Indeed, there was another innovation in Moulton’s contribution to the first half of the program. “Angry Bear” was an animated film. No dancers had to worry about the limitations of physical movement in the making of this film. Indeed, the entire visual experience involved only Moulton’s own inventive drawings and the occasional lines of narrative that linked those drawings.
The soundtrack consisted of a score by Christopher Benstead, and it was presented through the full resources of the Constellation® technology developed by Meyer Sound. Thus, if the projection itself was confined to the limitations of two dimensions, the audio was unmistakably a three-dimensional extension to the viewing experience. All this amounted to a bracingly novel perspective on Moulton’s ideas of choreography.

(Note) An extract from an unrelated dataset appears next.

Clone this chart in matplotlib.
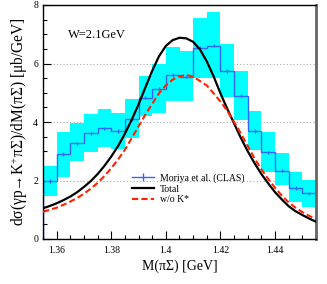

The evening began with the world premiere of Garrett’s “Threnody.” This was the one disappointment of the evening. The musical accompaniment involved a selection of pre-classical excerpts from longer compositions by Johann Sebastian Bach, Josquin des Prez, George Frideric Handel, Henry Purcell, and Jean-Philippe Rameau. Some of the selections were vocal, sung by contralto Karen Clark. Ironically, in the midst of all this musical diversity, the choreographic discourse was disappointingly, if not painfully, repetitive. Thus, while there was an imaginatively rich tapestry of musical accompaniment, the dance itself bordered on the impoverished.
However, if the “overture” of the evening was unfortunate, all that followed could not have been more stimulating.